Von den Akten in Sachen Asse will ich gar nicht reden. Tröpfelnd treffen sie ein, wenn sie denn eintreffen.

Das ist leider Ihre Transparenz, Ihre Offenheit.

(Beifall bei der SPD, bei den GRÜ- NEN und bei der LINKEN)

Wie mag es da erst dem einfachen Bürger ohne parlamentarische Rechte gehen?

Nein, wir brauchen auch in Niedersachsen endlich ein Informationsfreiheitsgesetz wie in mittlerweile elf anderen Bundesländern, die im Übrigen überwiegend von Schwarz-Gelb regiert werden. Nur die Achse der Stagnation aus Baden-Württemberg, Bayern und Niedersachsen scheut offensichtlich die Freiheit. Dagegen feiert ein schwarz-grüner Senat in Hamburg sein Gesetz. NRW und Schleswig-Holstein leben sehr gut damit. Ich frage Sie: Sind da die Verwaltungen zusammengebrochen? - Nein, diese Angst ist nur vorgeschoben, nicht durch Fakten belegbar. Man schiebt sie vor, weil

man ein solches Gesetz nicht will. In keinem der Bundesländer mit einem entsprechenden Gesetz gibt es Klagen darüber, dass die Verwaltung lahmgelegt wäre.

(Zustimmung bei der SPD und bei den GRÜNEN)

Aber wir können im Rahmen ernsthafter Beratungen noch einmal intensiv darüber nachdenken und auch nachfragen.

Herr Professor Zielke, die FDP hatte im bayerischen Landtagswahlkampf erneut ganz deutlich im Parteiprogramm: Wir wollen ein Informationsfreiheitsgesetz für Bayern. - Kaum ist sie in der Koalition, ist das vergessen - das gleiche Spiel, das Sie in Niedersachsen gespielt haben: Erst versprechen Sie den Menschen Freiheit, und am Schluss, in den Koalitionen, haben Sie alles vergessen, was vorher versprochen worden war.

Sie sollten sich einmal überlegen, ob Sie damit auf Dauer durchkommen. Wir haben Sie längst entlarvt.

(Beifall bei der SPD, bei den GRÜ- NEN und bei der LINKEN)

Meine Damen und Herren, ich jedenfalls bin froh, dass wir uns nun mit einem ausformulierten Gesetzentwurf auseinandersetzen dürfen, der auch sehr deutlich die Grenzen des Informationsrechtes formuliert.
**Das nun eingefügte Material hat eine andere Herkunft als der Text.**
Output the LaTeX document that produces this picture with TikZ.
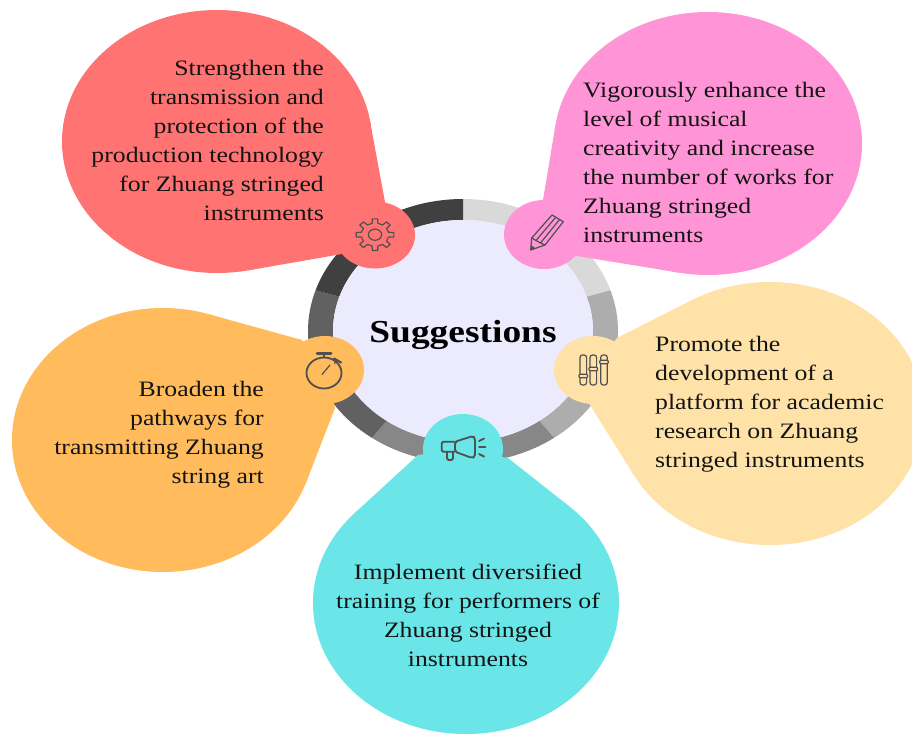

Es soll eben kein Neugierdegesetz werden.

Ich komme zum Schluss. Mehr Informationsfreiheit für die Bürger in unserem Land - dazu sollten auch Sie jetzt in ernsthaften Beratungen endlich den Mut aufbringen und nicht nur jubeln, wenn Herr Schäuble neugierig auf unsere Festplatten schaut oder wenn darüber nachgedacht wird, wie das Internet möglicherweise zensurmäßig noch sicherer gefahren werden kann.

(Glocke der Präsidentin - Christian Dürr [FDP]: Wer hat denn in Berlin mitgestimmt?)

Freiheit und Demokratie sind nun einmal schwierig und manchmal auch sehr teuer, setzen aber immer voraus, dass die Menschen in unserem Land auch die Chance haben, das Handeln ihrer Verwaltung zu kontrollieren.